Voices of Alaska: Measure would preserve spill response, prevention efforts

  • By Mark Swanson
  • Wednesday, April 2, 2014 5:29pm
  • Opinion

25 years has passed since the Exxon Valdez oil spill and this recent anniversary reminds Alaskans, and the world, of the importance of oil spill prevention and need to improve oil spill response. Prince William Sound Regional Citizens’ Advisory Council has worked hard since the spill to ensure that prevention and response measures are as strong as possible. Clearly the Alaska State Legislature has also been mulling over these same issues with the introduction of House Bill 325 (HB325).

HB325 was introduced this past February by Representative Cathy Muñoz (R-Juneau), and supported by Representatives Paul Seaton (R-Homer), Peggy Wilson (R-Wrangell), Scott Kawasaki (D-Fairbanks), and Sam Kito III (D-Juneau). The bill would amend state law and bring the state’s oil spill prevention and response fund into the 21st century. The amendments proposed by the bill would largely fill the current budget gap faced by the Spill Prevention and Response (SPAR) Division in the Alaska Department of Environmental Conservation. The fund and the SPAR division’s two-fold job, of responding to disastrous oil and hazardous substance spills and working to prevent spills, is at risk unless this budget gap is filled.

The SPAR division budget comes almost entirely from the five-cents-per-barrel surcharge on oil transported through the Trans-Alaska Pipeline System. Under the Oil and Hazardous Substance Release Prevention and Response Fund (formerly known as the “470 Fund”), one cent of the surcharge goes to the response side, while the remaining four cents goes to prevention. The prevention portion pays for SPAR’s daily operations, which includes both preventing spills and preparing to respond to spills that do occur.
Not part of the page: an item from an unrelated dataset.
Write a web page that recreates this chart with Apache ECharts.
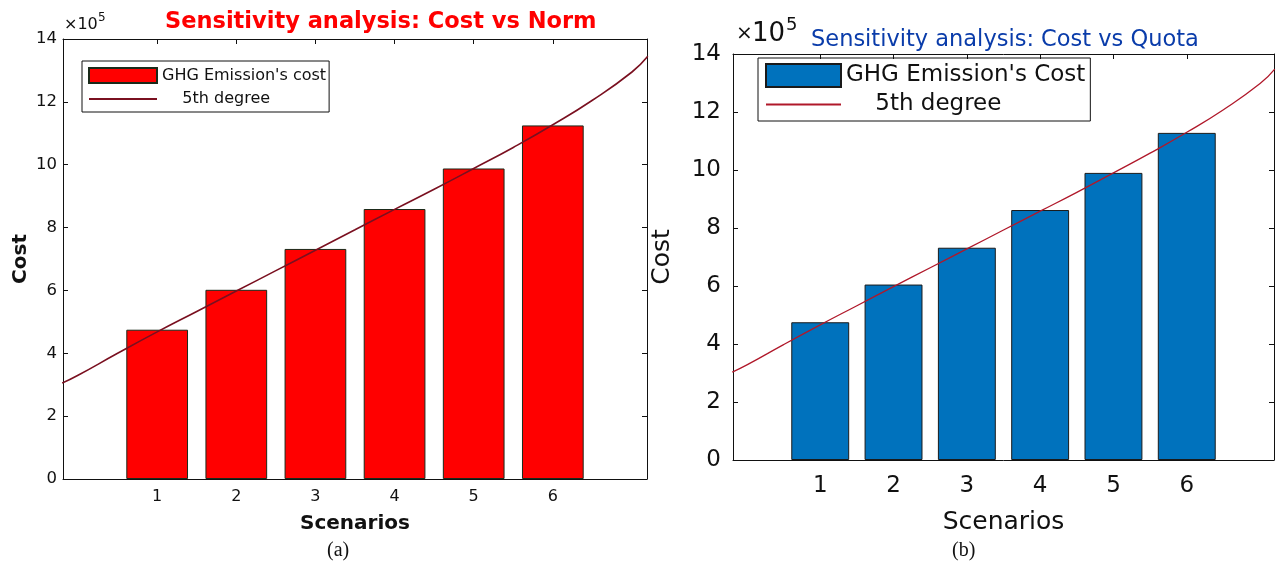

However, with inflation and declining throughput (and therefore declining oil revenues), this funding has eroded. In addition, SPAR has taken on more and more duties, including overseeing refined product spills and hazardous substance releases. The current funding regime no longer covers SPAR’s operations and will not support this essential program into the future.

Amendments suggested by state legislators in HB325 would increase the cap on the response fund to $75 million (currently capped at $50 million) and also increase the surcharge on oil transported through the Trans-Alaska Pipeline System to seven cents per barrel, instead of the current five cents.

The Prince William Sound Regional Citizens’ Advisory Council supports HB325 and its amendments. The council would also consider supporting alternate approaches as the bill moves through the house and senate, as long as the final version permanently stabilizes the SPAR budget. If nothing is done, the value of this fund will continue to shrink, quickly becoming inadequate for a meaningful response to a major spill.

The council feels that a failure to maintain the response fund, and the spill prevention and response programs managed by SPAR, would put at risk the health of the marine resources that member organizations and residents of our region depend upon for subsistence, recreation, and livelihoods. With effects of the Exxon Valdez oil spill still experienced 25 years later, let’s ensure that State agencies have the funding they need to do the vital prevention and response work they were tasked with. Please join us in supporting HB325 and its amendments.

By Mark Swanson is the Executive Director of the Prince William Sound Regional Citizens’ Advisory Council. The Prince William Sound Regional Citizens’ Advisory Council, with offices in Anchorage and Valdez, is an independent non-profit corporation whose mission is to promote environmentally safe operation of the Valdez Marine Terminal and the oil tankers that use it. The council’s work is guided by the Oil Pollution Act of 1990, and its contract with Alyeska Pipeline Service Company. The council’s 19 member organizations are communities in the region affected by the 1989 Exxon Valdez oil spill, as well as aquaculture, commercial fishing, environmental, Native, recreation, and tourism groups.